Photograph Source: Jeremy Buckingham – CC BY 2.0

You have to give President Trump credit for one thing — he has so abused executive authority that even the most conservative members of Congress are now clamoring to restore our vital constitutionally-established checks and balances.

It would be hard to find a more conservative member of Congress than Utah’s Republican Sen. Mike Lee.
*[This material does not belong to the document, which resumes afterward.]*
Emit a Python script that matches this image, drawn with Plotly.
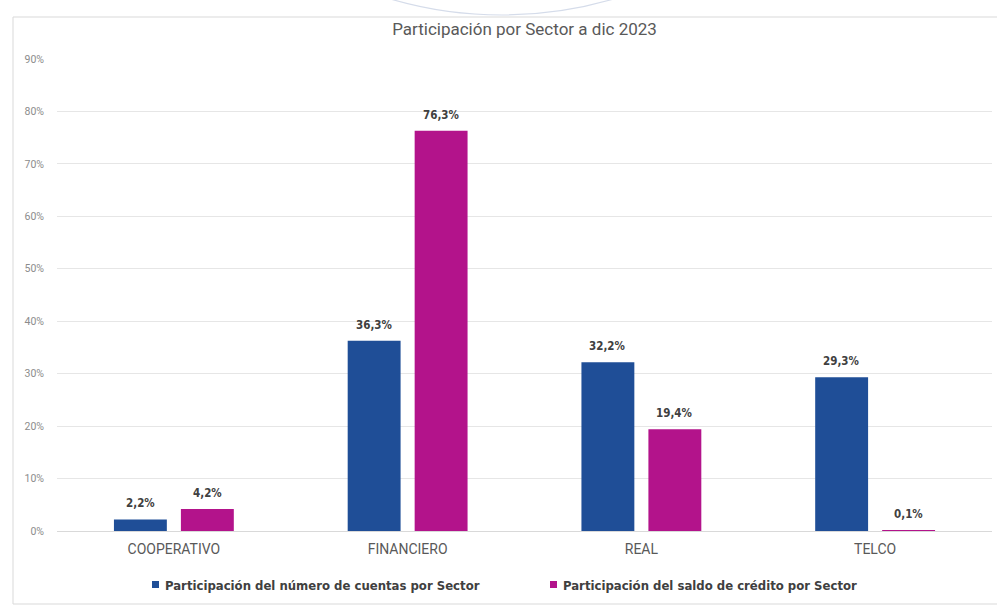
import plotly.graph_objects as go

sectores = ["COOPERATIVO", "FINANCIERO", "REAL", "TELCO"]
cuentas = [2.2, 36.3, 32.2, 29.3]
saldo = [4.2, 76.3, 19.4, 0.1]
serie_cuentas = "Participación del número de cuentas por Sector"
serie_saldo = "Participación del saldo de crédito por Sector"
ticks_y = [0, 10, 20, 30, 40, 50, 60, 70, 80, 90]

AZUL = "#1F4E97"
MAGENTA = "#B3138B"
FONT = "DejaVu Sans Condensed, Roboto, Arial"

W, H = 997, 606
L, R, T, B = 57, 5, 59, 75
OFFSET = 33.5  # horizontal distance from category centre to each bar centre


def etiqueta(v):
    return f"{v:.1f}".replace(".", ",") + "%"


pw = W - L - R
ph = H - T - B


def px_x(x):
    return (x - L) / pw


def px_y(y):
    return (H - B - y) / ph


fig = go.Figure()
for nombre, vals, color in [(serie_cuentas, cuentas, AZUL), (serie_saldo, saldo, MAGENTA)]:
    fig.add_trace(go.Bar(
        x=sectores, y=vals, name=nombre,
        marker=dict(color=color, line=dict(width=0)),
        hoverinfo="skip", showlegend=False,
    ))

# value labels above each bar
for vals, shift in [(cuentas, -OFFSET), (saldo, OFFSET)]:
    for cat, v in zip(sectores, vals):
        fig.add_annotation(x=cat, y=v, xref="x", yref="y", xshift=shift, yshift=7,
                           text=etiqueta(v), showarrow=False, yanchor="bottom",
                           font=dict(family=FONT, size=11.5, color="#404040", weight="bold"))

# legend drawn as small squares + labels
for nombre, color, xs in [(serie_cuentas, AZUL, 155), (serie_saldo, MAGENTA, 553)]:
    fig.add_shape(type="rect", xref="paper", yref="paper",
                  x0=px_x(xs - 3), x1=px_x(xs + 4), y0=px_y(588), y1=px_y(581),
                  fillcolor=color, line=dict(width=0))
    fig.add_annotation(x=px_x(xs + 8), y=px_y(585), xref="paper", yref="paper",
                       text=nombre, showarrow=False, xanchor="left", yanchor="middle",
                       font=dict(family=FONT, size=13, color="#404040", weight="bold"))

fig.update_layout(
    width=W, height=H,
    margin=dict(l=L, r=R, t=T, b=B),
    paper_bgcolor="white", plot_bgcolor="white",
    barmode="group", bargap=0.427, bargroupgap=0.21,
    title=dict(text="Participación por Sector a dic 2023", x=0.5, xref="paper",
               y=1 - 29 / H, yanchor="middle",
               font=dict(family="Roboto, Arial", size=17, color="#595959")),
    xaxis=dict(showgrid=False, showline=False, ticks="", ticklabelstandoff=8,
               tickfont=dict(family="Roboto, Arial", size=14, color="#595959")),
    yaxis=dict(range=[0, 90], tickvals=ticks_y,
               ticktext=[f"{t}%" for t in ticks_y],
               showgrid=True, gridcolor="#E6E6E6", gridwidth=1,
               zeroline=True, zerolinecolor="#D9D9D9", zerolinewidth=1,
               showline=False, ticks="", ticklabelstandoff=12,
               tickfont=dict(family="Roboto, Arial", size=10.5, color="#8C8C8C")),
    showlegend=False,
)

# outer frame of the chart area
fig.add_shape(type="rect", xref="paper", yref="paper",
              x0=px_x(13), x1=px_x(1010), y0=px_y(604), y1=px_y(17),
              line=dict(color="#D9D9D9", width=1), fillcolor="rgba(0,0,0,0)", layer="below")
# faint decorative ring at the top edge
fig.add_shape(type="circle", xref="paper", yref="paper",
              x0=px_x(106), x1=px_x(898), y0=px_y(15), y1=px_y(-777),
              line=dict(color="#D5DCEA", width=1.2), layer="below")

fig.write_html("out.html")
This is the guy who convinced Trump to slash the Grand Staircase-Escalante National Monument so oil, gas, coal, off-road “wreckreationists” and fossil hunters could ravage the canyons and their fragile ruins of the ancient Anasazi cliff-dwellers.

He’s also the guy leading the charge on trashing the Endangered Species Act and opening more federal lands to resource extraction while supporting even more deregulation of extractive industries.

In other words, Lee should be a hand-in-glove fit for the president’s unconscionable desecration of what’s left of the nation’s natural legacy to boost the wobbly economy and Trump’s dimming re-election chances. But apparently even Lee can only countenance so much abuse, so many misuses of presidential power and, in the end, the radical shifting of billions of already appropriated dollars to build Trump’s wall to circumvent the approval which Congress remains unwilling to provide.

As Lee bluntly put it: “If Congress is troubled by recent emergency declarations made pursuant to the National Emergencies Act, they only have themselves to blame. Congress gave these legislative powers away in 1976 and it is far past time that we as an institution took them back. If we don’t want our president acting like a king we need to start taking back the legislative powers that allow him to do so. The Article One Act will go a long way to restoring the balance of powers in our republic.” According to Lee’s press release, “the bill would automatically end all future emergency declarations made pursuant to the NEA after 30 days unless Congress voted affirmatively to extend the emergency.”

Trump’s abuses of the National Emergencies Act — such as moving troops to the border that would otherwise violate the Posse Comitatus Act prohibiting the use federal military personnel to enforce domestic policies — have opened the eyes of those who previously couldn’t imagine such lawlessness and authoritarianism in an American president. No doubt Lee was provided additional impetus when Trump ripped off more than $100 million in already appropriated funds for military bases in Lee’s home state of Utah.

Trump brought this retaliation against executive abuse on himself and fully deserves the congressional blowback. But it’s also fair to say Congress had best decide whether it wants to continue its budget-busting military spending spree if those dollars wind up going elsewhere based on presidential whim with little regard for the Constitution or law. It’s one thing that senators and representatives regularly line up at the military feeding trough — it’s another to have their pork pulled away by an out-of-control president.

Regardless of what happens with Lee’s bill, the imperative to restore constitutional checks and balances could not be more evident. Currently Lee has 14 co-sponsors in the Senate and they’re all Republicans. Given the total lack of regard Trump has shown Congress, the Constitution and the law, it’s long past time for Democrats and Republicans to stand up together and fight back against this blatant abuse of executive power.

Our founding fathers fought the Revolutionary War to free the “colonies” from the heavy hand of King George and the perils of monarchies. It is imperative that we don’t cede that hard-won victory for democracy to the crazed authoritarian now living in the White House.